CSI-specific augmentations:

AugmentationOperationSemantic Invariant
Phase rotationMultiply all subcarriers by e^{j*theta}Global phase offset is receiver-dependent, not scene-dependent
Subcarrier dropoutZero 10-30% of subcarriers randomlyScene information is distributed across bandwidth
Temporal jitterShift frame by +/-5 samples in timeSub-frame timing is hardware-dependent
Amplitude scalingScaleH
Noise injectionAdd Gaussian noise at SNR 10-30 dBReal signals always contain noise
Antenna permutationShuffle MIMO antenna indicesAntenna labels are arbitrary
Band maskingZero contiguous 10-20% of bandwidthNarrowband interference is common

SimCLR loss for CSI:

Given a mini-batch of N CSI frames {x_1, ..., x_N}, apply two random augmentations to each, producing 2N augmented views.

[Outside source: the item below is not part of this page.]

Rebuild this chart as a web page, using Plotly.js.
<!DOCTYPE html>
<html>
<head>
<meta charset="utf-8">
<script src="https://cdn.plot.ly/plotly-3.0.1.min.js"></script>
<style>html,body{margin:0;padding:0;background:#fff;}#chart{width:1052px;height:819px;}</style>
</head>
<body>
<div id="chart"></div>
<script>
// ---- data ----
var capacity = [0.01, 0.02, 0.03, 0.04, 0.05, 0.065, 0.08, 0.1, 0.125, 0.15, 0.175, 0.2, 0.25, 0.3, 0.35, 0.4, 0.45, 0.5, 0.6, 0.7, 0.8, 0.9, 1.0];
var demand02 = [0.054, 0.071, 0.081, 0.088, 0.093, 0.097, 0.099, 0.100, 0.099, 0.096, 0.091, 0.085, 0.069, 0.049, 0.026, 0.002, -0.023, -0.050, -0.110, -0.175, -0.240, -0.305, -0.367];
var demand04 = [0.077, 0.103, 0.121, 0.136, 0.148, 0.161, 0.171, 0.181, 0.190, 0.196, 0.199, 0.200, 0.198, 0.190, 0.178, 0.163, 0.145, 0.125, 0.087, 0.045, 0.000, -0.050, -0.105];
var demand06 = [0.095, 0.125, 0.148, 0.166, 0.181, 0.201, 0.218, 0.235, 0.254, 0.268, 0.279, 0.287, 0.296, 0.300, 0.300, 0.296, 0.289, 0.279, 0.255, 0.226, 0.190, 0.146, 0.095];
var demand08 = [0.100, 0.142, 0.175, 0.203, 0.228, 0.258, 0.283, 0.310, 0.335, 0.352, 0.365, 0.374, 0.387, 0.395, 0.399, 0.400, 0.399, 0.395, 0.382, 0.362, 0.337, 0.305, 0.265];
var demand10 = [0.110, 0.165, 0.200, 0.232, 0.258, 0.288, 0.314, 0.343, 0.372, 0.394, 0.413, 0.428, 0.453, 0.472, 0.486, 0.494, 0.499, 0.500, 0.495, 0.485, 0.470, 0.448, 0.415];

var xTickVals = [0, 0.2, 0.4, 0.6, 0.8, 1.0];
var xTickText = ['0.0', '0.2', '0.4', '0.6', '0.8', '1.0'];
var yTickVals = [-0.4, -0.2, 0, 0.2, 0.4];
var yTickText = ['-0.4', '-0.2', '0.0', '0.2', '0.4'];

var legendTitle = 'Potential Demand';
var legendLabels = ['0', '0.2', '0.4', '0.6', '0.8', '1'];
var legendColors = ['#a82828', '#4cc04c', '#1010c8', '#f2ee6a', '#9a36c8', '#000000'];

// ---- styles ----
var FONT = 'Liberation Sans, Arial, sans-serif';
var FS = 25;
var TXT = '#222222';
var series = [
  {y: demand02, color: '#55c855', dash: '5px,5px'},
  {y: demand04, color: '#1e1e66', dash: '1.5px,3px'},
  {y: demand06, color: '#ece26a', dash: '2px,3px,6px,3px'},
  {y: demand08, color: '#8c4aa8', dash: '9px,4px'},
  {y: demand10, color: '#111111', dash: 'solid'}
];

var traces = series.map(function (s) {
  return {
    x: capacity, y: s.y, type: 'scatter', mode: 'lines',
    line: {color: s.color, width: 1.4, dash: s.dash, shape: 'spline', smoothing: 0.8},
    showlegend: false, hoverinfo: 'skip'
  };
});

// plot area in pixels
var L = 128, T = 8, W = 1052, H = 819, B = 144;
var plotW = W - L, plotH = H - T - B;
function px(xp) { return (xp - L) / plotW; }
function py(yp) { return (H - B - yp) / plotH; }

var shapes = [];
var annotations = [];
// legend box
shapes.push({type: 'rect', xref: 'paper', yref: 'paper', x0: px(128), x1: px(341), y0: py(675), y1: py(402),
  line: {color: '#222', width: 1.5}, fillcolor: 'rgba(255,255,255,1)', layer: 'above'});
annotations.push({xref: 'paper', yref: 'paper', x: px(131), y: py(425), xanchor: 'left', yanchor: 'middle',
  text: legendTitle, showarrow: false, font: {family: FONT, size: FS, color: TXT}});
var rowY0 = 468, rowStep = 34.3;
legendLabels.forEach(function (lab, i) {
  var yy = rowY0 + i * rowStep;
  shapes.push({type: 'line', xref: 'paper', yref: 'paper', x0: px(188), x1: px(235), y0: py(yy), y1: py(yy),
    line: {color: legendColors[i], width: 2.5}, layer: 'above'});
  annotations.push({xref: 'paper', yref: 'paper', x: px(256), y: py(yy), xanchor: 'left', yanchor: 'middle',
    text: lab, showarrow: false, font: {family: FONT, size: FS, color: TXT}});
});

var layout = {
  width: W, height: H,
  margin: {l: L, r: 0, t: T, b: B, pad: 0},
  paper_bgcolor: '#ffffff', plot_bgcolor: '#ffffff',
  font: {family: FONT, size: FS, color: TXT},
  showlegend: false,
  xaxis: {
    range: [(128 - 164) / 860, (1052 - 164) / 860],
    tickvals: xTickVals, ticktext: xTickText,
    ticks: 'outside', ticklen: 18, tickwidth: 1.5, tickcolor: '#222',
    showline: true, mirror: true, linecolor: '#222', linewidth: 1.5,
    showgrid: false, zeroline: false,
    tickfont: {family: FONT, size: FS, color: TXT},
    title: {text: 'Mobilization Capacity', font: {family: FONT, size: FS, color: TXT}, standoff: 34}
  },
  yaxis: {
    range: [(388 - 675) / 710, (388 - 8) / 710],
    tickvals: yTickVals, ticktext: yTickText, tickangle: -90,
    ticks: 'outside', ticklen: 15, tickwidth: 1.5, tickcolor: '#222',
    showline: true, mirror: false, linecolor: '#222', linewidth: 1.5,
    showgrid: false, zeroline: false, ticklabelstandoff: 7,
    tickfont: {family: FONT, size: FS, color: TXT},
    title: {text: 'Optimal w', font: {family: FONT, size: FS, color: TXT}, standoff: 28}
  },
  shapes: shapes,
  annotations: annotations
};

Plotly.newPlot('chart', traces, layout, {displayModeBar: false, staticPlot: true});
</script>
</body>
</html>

For a positive pair (x_i, x_i') from the same original frame:

L_i = -log( exp(sim(z_i, z_i') / tau) / sum_{k != i} exp(sim(z_i, z_k) / tau) )

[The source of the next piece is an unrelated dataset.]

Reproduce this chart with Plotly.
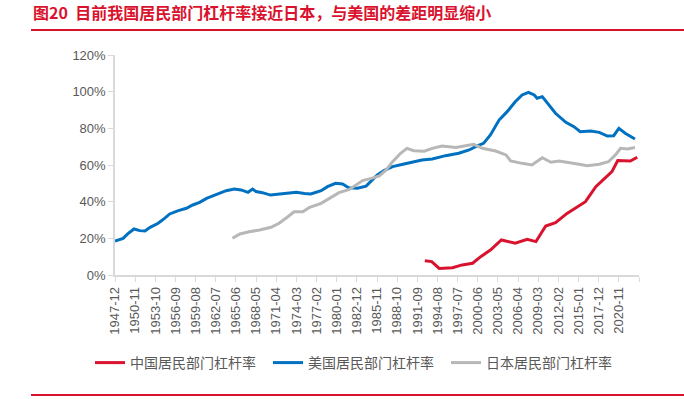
import plotly.graph_objects as go
import pandas as pd

# ---- data (household debt / GDP, %) ----
CN_DATES = ["1992-10", "1993-10", "1994-11", "1996-10", "1998-03", "1999-09", "2000-11", "2002-04",
            "2003-11", "2005-01", "2005-11", "2007-08", "2008-11", "2010-04", "2011-09", "2013-05",
            "2014-08", "2016-01", "2017-07", "2018-11", "2019-11", "2020-09", "2022-07", "2023-07"]
CN_VALUES = [7.8, 7.3, 3.6, 4.0, 5.5, 6.4, 10.0, 13.6,
             19.1, 18.2, 17.3, 19.5, 18.2, 26.7, 28.5, 33.6,
             36.4, 40.0, 48.2, 52.7, 56.4, 62.4, 62.2, 64.2]

US_DATES = ["1947-12", "1949-02", "1949-10", "1950-09", "1951-07", "1952-04", "1953-01", "1954-03",
            "1955-02", "1955-11", "1957-02", "1958-04", "1959-03", "1960-03", "1961-03", "1962-02",
            "1963-02", "1964-01", "1965-03", "1966-03", "1967-03", "1967-11", "1968-05", "1969-04",
            "1970-06", "1972-06", "1974-03", "1975-05", "1976-04", "1977-10", "1978-09", "1979-11",
            "1980-11", "1981-10", "1983-01", "1984-04", "1985-03", "1985-11", "1986-11", "1988-02",
            "1989-10", "1991-03", "1992-05", "1993-11", "1995-10", "1997-09", "1999-03", "2000-05",
            "2001-04", "2002-04", "2003-07", "2004-09", "2005-11", "2006-11", "2007-10", "2008-08",
            "2009-01", "2009-10", "2010-07", "2011-09", "2013-03", "2014-05", "2015-04", "2016-10",
            "2018-01", "2019-03", "2020-02", "2020-11", "2021-10", "2023-03"]
US_VALUES = [18.5, 20.0, 22.4, 25.1, 24.2, 24.0, 26.0, 28.2,
             30.9, 33.3, 35.1, 36.4, 38.2, 39.6, 41.8, 43.3,
             44.6, 46.0, 46.9, 46.4, 45.1, 46.9, 45.5, 44.9,
             43.6, 44.5, 45.1, 44.5, 44.2, 46.0, 48.2, 50.0,
             49.6, 47.6, 47.3, 48.5, 51.8, 54.5, 56.9, 59.1,
             60.5, 61.8, 62.7, 63.3, 65.1, 66.4, 68.2, 70.4,
             71.8, 76.4, 84.5, 89.1, 94.5, 98.2, 99.6, 98.2,
             96.4, 97.3, 93.6, 88.2, 83.3, 80.9, 78.2, 78.5,
             77.8, 75.8, 76.0, 80.0, 77.3, 74.2]

JP_DATES = ["1964-12", "1966-01", "1967-05", "1968-11", "1970-07", "1971-09", "1972-11", "1973-11",
            "1975-02", "1976-02", "1977-10", "1979-03", "1980-05", "1981-11", "1982-10", "1983-10",
            "1985-01", "1986-03", "1987-03", "1988-02", "1989-04", "1990-03", "1991-03", "1992-09",
            "1993-11", "1995-04", "1997-04", "1998-11", "1999-11", "2001-02", "2003-01", "2004-07",
            "2005-03", "2006-11", "2008-04", "2009-10", "2011-01", "2012-03", "2013-08", "2015-02",
            "2016-04", "2018-01", "2019-05", "2020-05", "2021-02", "2022-02", "2023-03"]
JP_VALUES = [20.0, 22.4, 23.6, 24.5, 26.0, 28.2, 31.5, 34.5,
             34.5, 36.9, 39.1, 42.4, 44.9, 46.7, 49.1, 51.5,
             52.7, 54.0, 57.3, 61.8, 66.4, 69.1, 67.8, 67.5,
             69.1, 70.4, 69.5, 70.4, 71.3, 69.1, 67.6, 65.5,
             62.2, 60.9, 60.0, 64.0, 61.5, 62.2, 61.5, 60.4,
             59.6, 60.4, 61.8, 65.5, 69.1, 68.7, 69.5]

TICK_LABELS = ["1947-12", "1950-11", "1953-10", "1956-09", "1959-08", "1962-07", "1965-06",
               "1968-05", "1971-04", "1974-03", "1977-02", "1980-01", "1982-12", "1985-11",
               "1988-10", "1991-09", "1994-08", "1997-07", "2000-06", "2003-05", "2006-04",
               "2009-03", "2012-02", "2015-01", "2017-12", "2020-11"]
AXIS_END = "2023-10"

SERIES_NAMES = ["中国居民部门杠杆率", "美国居民部门杠杆率", "日本居民部门杠杆率"]
TITLE = "图20  目前我国居民部门杠杆率接近日本，与美国的差距明显缩小"

# ---- figure ----
W, H = 684, 399
L, T = 115, 55
R = W - 639
B = H - 275
PW, PH = W - L - R, H - T - B

def px_x(p):
    return (p - L) / PW

def px_y(p):
    return (H - B - p) / PH

def to_dt(lst):
    return pd.to_datetime([d + "-01" for d in lst])

RED, BLUE, GRAY = "#D9132E", "#0070C0", "#B7B7B7"
TXT = "#595959"
AXC = "#D9D9D9"
CJK = "Noto Sans CJK SC"
LAT = "Liberation Sans, Arial"

fig = go.Figure()
for name, d, v, c in [(SERIES_NAMES[0], CN_DATES, CN_VALUES, RED),
                      (SERIES_NAMES[1], US_DATES, US_VALUES, BLUE),
                      (SERIES_NAMES[2], JP_DATES, JP_VALUES, GRAY)]:
    fig.add_trace(go.Scatter(x=to_dt(d), y=v, mode="lines", name=name,
                             line=dict(color=c, width=3)))

tickvals = list(to_dt(TICK_LABELS)) + list(to_dt([AXIS_END]))
ticktext = TICK_LABELS + [""]

fig.update_layout(
    width=W, height=H,
    margin=dict(l=L, r=R, t=T, b=B, autoexpand=False),
    paper_bgcolor="white", plot_bgcolor="white",
    showlegend=True,
    legend=dict(orientation="h", x=px_x(90), xanchor="left", y=px_y(363), yanchor="middle",
                font=dict(family=CJK, size=14, color=TXT), itemwidth=30,
                entrywidth=133, entrywidthmode="pixels",
                traceorder="normal", bgcolor="rgba(0,0,0,0)"),
    xaxis=dict(type="date", range=[to_dt(TICK_LABELS[:1])[0], to_dt([AXIS_END])[0]],
               tickmode="array", tickvals=tickvals, ticktext=ticktext, tickangle=-90,
               showgrid=False, zeroline=False, showline=True, linecolor=AXC, linewidth=1.5,
               ticks="outside", ticklen=5, tickcolor=AXC, tickwidth=1,
               tickfont=dict(family=LAT, size=13, color=TXT)),
    yaxis=dict(range=[0, 120], dtick=20, ticksuffix="%", showgrid=False, zeroline=False,
               showline=True, linecolor=AXC, linewidth=1.5, ticks="outside", ticklen=5,
               tickcolor=AXC, tickwidth=1,
               tickfont=dict(family=LAT, size=13, color=TXT)),
)

fig.add_annotation(text=TITLE, xref="paper", yref="paper", x=px_x(31), y=px_y(12),
                   xanchor="left", yanchor="middle", showarrow=False,
                   font=dict(family=CJK, size=16, color=RED, weight="bold"))
fig.add_shape(type="line", xref="paper", yref="paper", x0=px_x(31), x1=px_x(684),
              y0=px_y(30), y1=px_y(30), line=dict(color=RED, width=2))
fig.add_shape(type="line", xref="paper", yref="paper", x0=px_x(31), x1=px_x(684),
              y0=px_y(395), y1=px_y(395), line=dict(color=RED, width=2))

# remove the browser's default 8px page margin so the figure sits at the window origin
fig.write_html("out.html", config={"displayModeBar": False},
               post_script="document.body.style.margin='0';")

where z = g(f(x)) is the projection of the encoded representation, sim() is cosine similarity, and tau is the temperature parameter.

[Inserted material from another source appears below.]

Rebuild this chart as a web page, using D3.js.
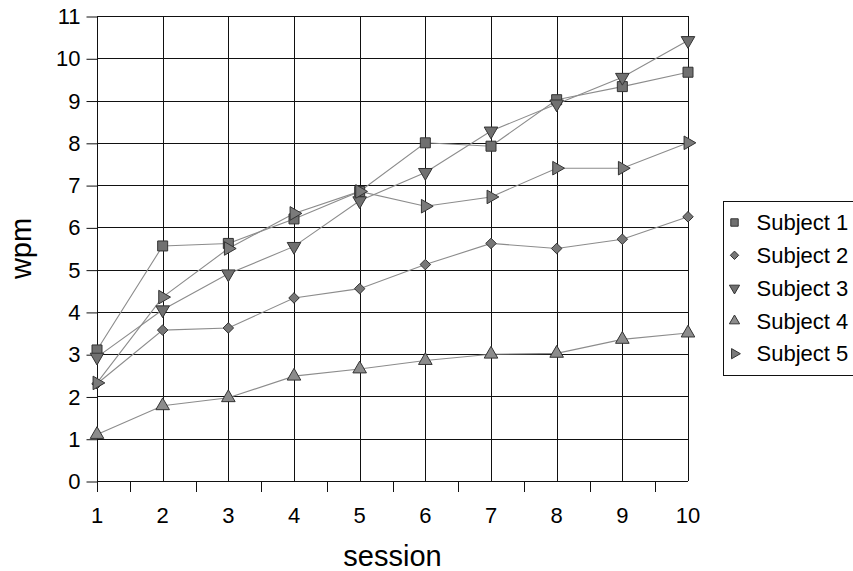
<!DOCTYPE html>
<html>
<head>
<meta charset="utf-8">
<title>wpm per session</title>
<script src="https://cdn.jsdelivr.net/npm/d3@7/dist/d3.min.js"></script>
<style>
  body { margin: 0; background: #fff; }
  svg text { font-family: "Liberation Sans", Arial, sans-serif; fill: #000; }
</style>
</head>
<body>
<div id="chart"></div>
<script>
// data
const sessions = [1, 2, 3, 4, 5, 6, 7, 8, 9, 10];
const yTicks = [0, 1, 2, 3, 4, 5, 6, 7, 8, 9, 10, 11];
const subjectNames = ["Subject 1", "Subject 2", "Subject 3", "Subject 4", "Subject 5"];
const subject1 = [3.1, 5.56, 5.62, 6.2, 6.85, 8.0, 7.92, 9.02, 9.33, 9.67];
const subject2 = [2.3, 3.57, 3.62, 4.33, 4.55, 5.12, 5.62, 5.5, 5.72, 6.25];
const subject3 = [2.93, 4.05, 4.9, 5.55, 6.63, 7.3, 8.28, 8.92, 9.55, 10.42];
const subject4 = [1.1, 1.78, 1.97, 2.48, 2.65, 2.85, 3.0, 3.02, 3.35, 3.5];
const subject5 = [2.32, 4.35, 5.5, 6.33, 6.85, 6.5, 6.72, 7.4, 7.4, 8.0];
const series = [subject1, subject2, subject3, subject4, subject5];

const width = 853, height = 571;
const margin = {top: 16, right: 165, bottom: 90, left: 97};

const svg = d3.select("#chart").append("svg")
    .attr("width", width)
    .attr("height", height);

const x = d3.scaleLinear()
    .domain([1, 10])
    .range([margin.left, width - margin.right]);

const y = d3.scaleLinear()
    .domain([0, 11])
    .range([height - margin.bottom, margin.top]);

// gridlines
svg.append("g")
    .selectAll("line")
    .data(yTicks)
    .join("line")
    .attr("x1", x(1)).attr("x2", x(10))
    .attr("y1", d => Math.round(y(d)) + 0.5)
    .attr("y2", d => Math.round(y(d)) + 0.5)
    .attr("stroke", "#111");

svg.append("g")
    .selectAll("line")
    .data(sessions)
    .join("line")
    .attr("x1", d => Math.round(x(d)) + 0.5)
    .attr("x2", d => Math.round(x(d)) + 0.5)
    .attr("y1", y(11)).attr("y2", y(0))
    .attr("stroke", "#111");

// y axis
const yAxis = g => g
    .attr("transform", `translate(${Math.round(x(1)) + 0.5},0.5)`)
    .call(d3.axisLeft(y).tickValues(yTicks).tickSize(11).tickPadding(6))
    .call(g => g.select(".domain").remove())
    .call(g => g.selectAll(".tick line").attr("stroke", "#111"))
    .call(g => g.selectAll(".tick text")
        .attr("font-size", 22)
        .attr("font-family", "Liberation Sans, Arial, sans-serif"));
svg.append("g").call(yAxis);

// x axis: labels at sessions, ticks between them
const xMid = d3.range(1, 10).map(d => d + 0.5);
svg.append("g")
    .selectAll("line")
    .data([1].concat(xMid))
    .join("line")
    .attr("x1", d => Math.round(x(d)) + 0.5)
    .attr("x2", d => Math.round(x(d)) + 0.5)
    .attr("y1", y(0)).attr("y2", y(0) + 11)
    .attr("stroke", "#111");

svg.append("g")
    .selectAll("text")
    .data(sessions)
    .join("text")
    .attr("x", d => x(d))
    .attr("y", 523)
    .attr("text-anchor", "middle")
    .attr("font-size", 22)
    .text(d => d);

// axis titles
svg.append("text")
    .attr("x", (x(1) + x(10)) / 2)
    .attr("y", 566)
    .attr("text-anchor", "middle")
    .attr("font-size", 29)
    .text("session");

svg.append("text")
    .attr("transform", `translate(31,${(y(0) + y(11)) / 2}) rotate(-90)`)
    .attr("text-anchor", "middle")
    .attr("font-size", 29)
    .text("wpm");

// marker shapes
const shapes = [
  d3.symbol().type(d3.symbolSquare).size(100),
  d3.symbol().type(d3.symbolDiamond2).size(70),
  d3.symbol().type(d3.symbolTriangle).size(80),
  d3.symbol().type(d3.symbolTriangle).size(80),
  d3.symbol().type(d3.symbolTriangle).size(80)
];
const rotations = [0, 0, 180, 0, 90];
const fills = ["#707070", "#777", "#707070", "#8c8c8c", "#7a7a7a"];

const line = d3.line()
    .x((d, i) => x(sessions[i]))
    .y(d => y(d));

const plot = svg.append("g");
series.forEach(vals => {
  plot.append("path")
      .datum(vals)
      .attr("d", line)
      .attr("fill", "none")
      .attr("stroke", "#8c8c8c")
      .attr("stroke-width", 1.1);
});
series.forEach((vals, s) => {
  plot.append("g")
      .selectAll("path")
      .data(vals)
      .join("path")
      .attr("d", shapes[s])
      .attr("transform", (d, i) => `translate(${x(sessions[i])},${y(d)}) rotate(${rotations[s]})`)
      .attr("fill", fills[s])
      .attr("stroke", "#333")
      .attr("stroke-width", 1);
});

// legend
const legend = svg.append("g").attr("transform", "translate(723.5,201.5)");
legend.append("rect")
    .attr("width", 140).attr("height", 174)
    .attr("fill", "#fff")
    .attr("stroke", "#111");
const legShapes = [
  d3.symbol().type(d3.symbolSquare).size(55),
  d3.symbol().type(d3.symbolDiamond2).size(45),
  d3.symbol().type(d3.symbolTriangle).size(45),
  d3.symbol().type(d3.symbolTriangle).size(45),
  d3.symbol().type(d3.symbolTriangle).size(45)
];
const item = legend.selectAll(".item")
    .data(subjectNames)
    .join("g")
    .attr("transform", (d, i) => `translate(0,${21 + i * 32.8})`);
item.append("path")
    .attr("d", (d, i) => legShapes[i]())
    .attr("transform", (d, i) => `translate(11,0) rotate(${rotations[i]})`)
    .attr("fill", (d, i) => fills[i])
    .attr("stroke", "#333");
item.append("text")
    .attr("x", 33)
    .attr("dy", "0.35em")
    .attr("font-size", 22)
    .text(d => d);
</script>
</body>
</html>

Architecture considerations for CSI encoders:

The encoder f() must handle the complex-valued, multi-antenna, multi-subcarrier structure of CSI. We propose a two-branch architecture:

CSI Frame [N_rx x N_tx x N_sub x 2]
    |
    +---> Amplitude branch: |H| -> 1D-CNN over subcarriers -> feature_amp
    |
    +---> Phase branch: angle(H) -> Phase unwrap -> 1D-CNN -> feature_phase
    |
    v
    Concatenate -> MLP projector -> z (128-dim embedding)

The separation of amplitude and phase is critical because phase contains geometric (distance) information while amplitude contains scattering information. Mixing them too early causes the network to learn shortcuts based on amplitude-phase correlations that are receiver-specific rather than scene-specific.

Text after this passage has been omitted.